What fascinates me is how contemporary Emilia feels. Even now, women are often told to be quiet, to be agreeable, to stand by their partners no matter what. Emilia breaks that rule. She’s not perfect, she’s flawed, human, sometimes frustrating, but she finds her voice. And in doing so, she becomes something Shakespearean women rarely get to be, the moral compass of the play.
In a way, Emilia is the only character who sees everyone clearly. She sees Iago for what he is. She sees the pressure Desdemona faces. And she sees Othello not as a hero or villain, but as a man twisted by insecurity and manipulated emotion. She speaks up not because she wants glory, but because she’s had enough. Enough of being silent. Enough of watching women suffer. Enough of the lies that men tell to protect their pride.
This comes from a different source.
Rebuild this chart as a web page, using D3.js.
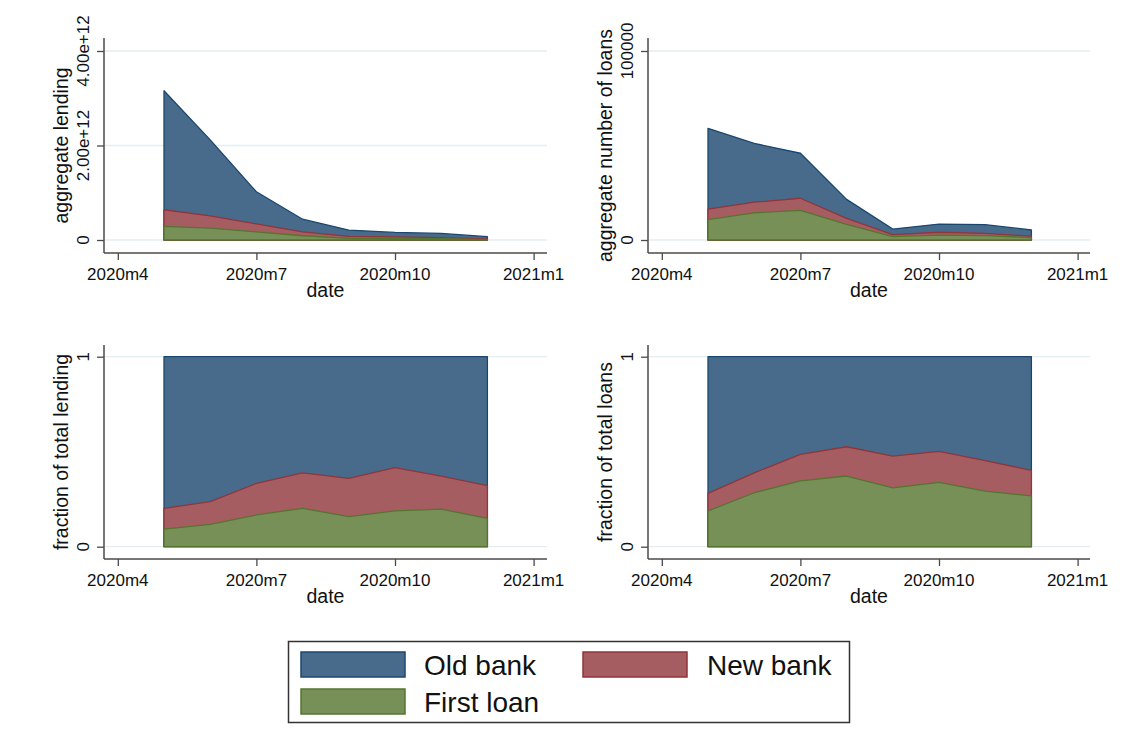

There’s a line Emilia says that still hits hard: “Let husbands know / Their wives have sense like them.” It’s quietly revolutionary. In four hundred years, that line hasn’t aged a day. She challenges the double standards of her world, and ours. And her voice, though it’s silenced in the end, echoes far beyond the play’s final act.
When we study Othello, we often treat Emilia as a supporting character. But what if the real tragedy is that we’ve misread the play? What if Othello isn’t just about jealousy or manipulation or honour, but about how women see what men can’t, and are punished for telling the truth?
That’s why I think Emilia is the main character. Not because she’s in the most scenes, or has the most lines, but because she changes the story. She shifts it. She reveals its core. And in a play filled with silence, secrets, and miscommunication, she becomes the one voice we should all be listening to.
Just like my mum in that theatre, never on stage but quietly holding the story together, Emilia watches. Learns. Speaks. And in the end, she may not survive the play, but she owns its truth.